Monday 13 May 2013

British Composers: Proms 1930

It is always instructive to examine reviews of music from the past. There are two key issues here. Firstly, what was the contemporary estimation of a piece of music – especially if it was a first performance and secondly what has been the subsequent success or failure of the music in question. The author of this review from The Musical Mirror has singled out a few pieces of British music which were given at the 1930 Promenade Concerts held at the Queen’s Hall between 9 August and 4 October 1930.

On September 4 the evening opened with Lord Berners’ brilliant and exhilarating Fugue in C minor for Orchestra. Dame Ethel Smyth conduced two of her own compositions, Two Interlinked French Melodies for orchestra and the first concert performance of an Anacreontic Ode for baritone and orchestra, a skilful and picturesque setting of a drinking song, the spirit of which was not entirely caught by Mr. Herbert Heyner. Miss Beatrice Harrison spoilt her performance of Elgar’s Violoncello Concerto in E minor with a cloying and sentimental attitude. Notwithstanding Elgar’s Enigma Variations, the piece de résistance was Constant Lambert’s The Rio Grande, which received a fine performance under the baton of the composer.
On September 11 Alan Bush conducted his Symphonic Impression Op.8, which was written a few years ago, while the composer was studying composition under John Ireland. This work is imbued with his master’s seriousness of outlook, together with a marked individuality and imaginative qualities.  On the other hand, one feels that the thematic material lacks spontaneity, and there are moments when the handling of the orchestra is inclined to be weak and immature.
Mr V. Hely-Hutchinson and Mr.

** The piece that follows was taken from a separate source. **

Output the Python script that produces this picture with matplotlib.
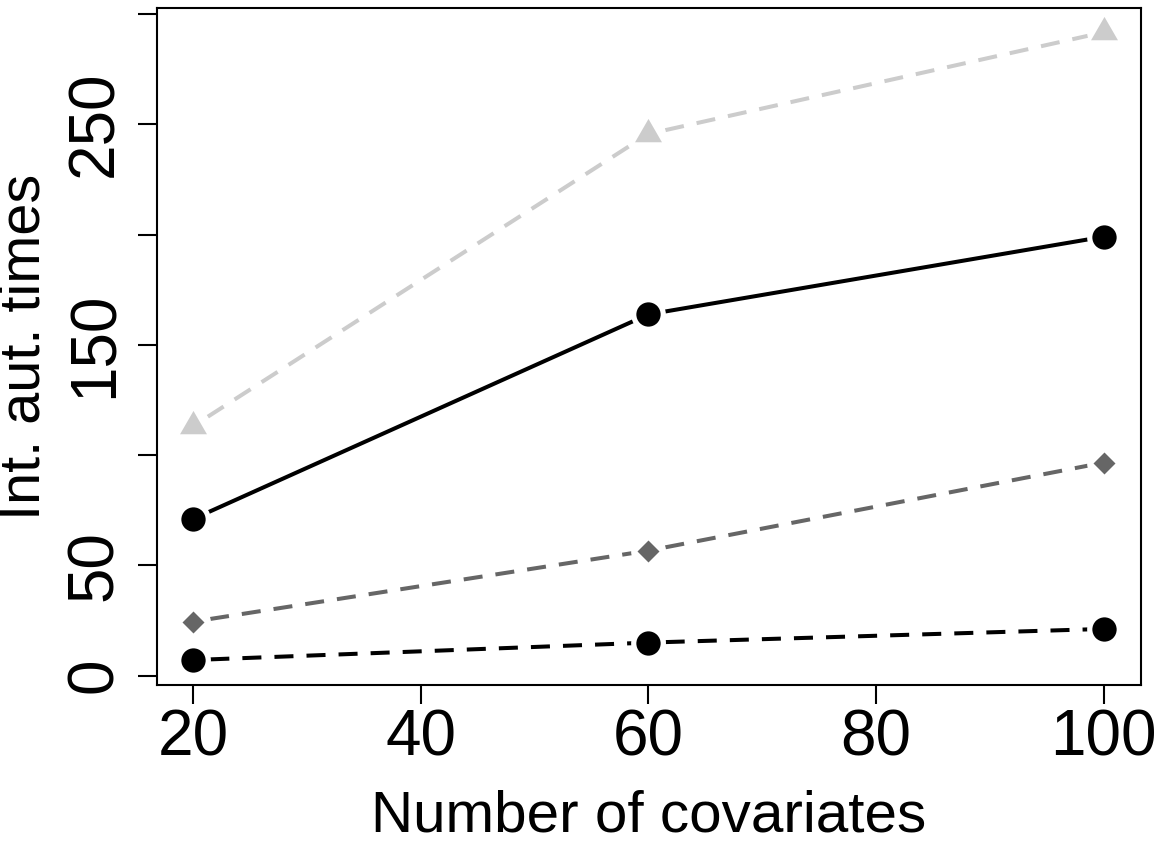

Ernest Lush gave a brilliant performance of Arthur Bliss’ Concerto for Two Pianofortes, a clear cut and vigorous work, written with the usual facile cleverness that characterizes nine-tenths of the music of contemporary composers.
But what pigmies they all appear besides a composer of Elgar’s stature, a fact which duly impressed us on hearing Sir Henry Wood’s fine reading of Elgar’s Symphony No.1 in A flat, in which we have the highest flights of poetical imagination combined with an unsurpassed mastery of technique.
Delius was represented by the exquisite A Song Before Sunrise and the Dance Rhapsody No.1.
The programme on September 18 was interesting in that we were able to compare two distinct generations – William Wallace and Elgar on the the once hand and Arthur Bliss and Holst on the other.  It was purely a matter of artist versus artisans. The former were represented by William Wallace’s shamefully neglected symphonic poem, Villon, a work of genuine inspiration and fine workmanship, and Elgar’s symphonic poem Falstaff, which for beauty and content, consummate technical mastery, and ingenious musical characterisation towered above Bliss’ uninspired Serenade for baritone and orchestra and Holst’s clever but cold Concerto for two violins.  Not even the luscious and full-blooded playing of Miss Jelly d’Aranyi and Mme. Adila Fachiri could make this music thaw.